In a fast algorithm context, sending a copy of local data structure to half the other processors does not necessarily result in a load balanced implementation. The work associated with processor-to-processor interactions now depends on their respective location in physical space. A processor whose vortices are located at the center of the domain is involved in more costly interactions than a peripheral processor. To achieve the best possible load balancing, that central processor could send a copy of its data to more than half of the other processors and hence itself be responsible for a smaller fraction of the work associated with its vortices.
Before a decision is made on which one is going to visit and which to receive, we minimize the number of pairs of processors that need to exchange their data structure.
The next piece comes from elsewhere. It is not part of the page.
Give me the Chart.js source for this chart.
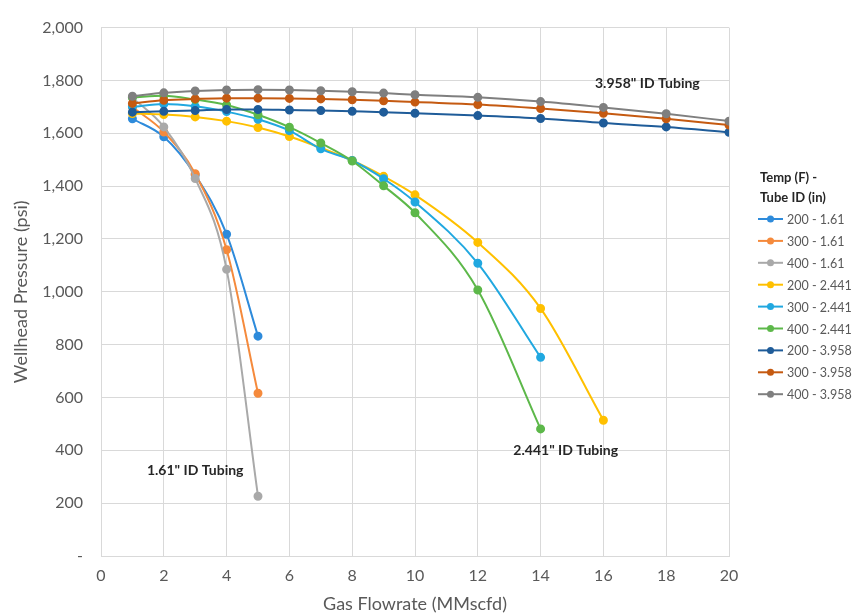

Following the domain decomposition, the portion of the data structure that sits above the subtrees is not present anywhere in the hypercube. That gap is filled by broadcasting the description of the largest group of every processor. By limiting the broadcast to one group per processor, a small amount of data is actually exchanged but, as seen on Figure 12.18, this step gives every processor a coarse description of its surroundings and helps it find its place in the universe.
Figure 12.17: Data Structure Assigned to Processor 1
Figure 12.18: Data Structure Known to Processor 1 After Broadcast
If the vortices of processor A are far enough from those of processor B, it is even possible to use that coarse description to compute the interaction of A and B without an additional exchange of information. The far field of every processor can be quickly disposed of. After thinking globally, one now has to act locally; if the vortices of A are adjacent to those of B, a more detailed description of their vorticity field is needed to compute their mutual influence.
This requires a transfer of information from either A to B or from B to A. In the latter case, most of the work involved in the A-B interaction takes place in processor A. Obviously, processor B should not always send its information away since it would then remain idle while the rest of the hypercube is working. Load-balancing concerns will dictate the flow of information.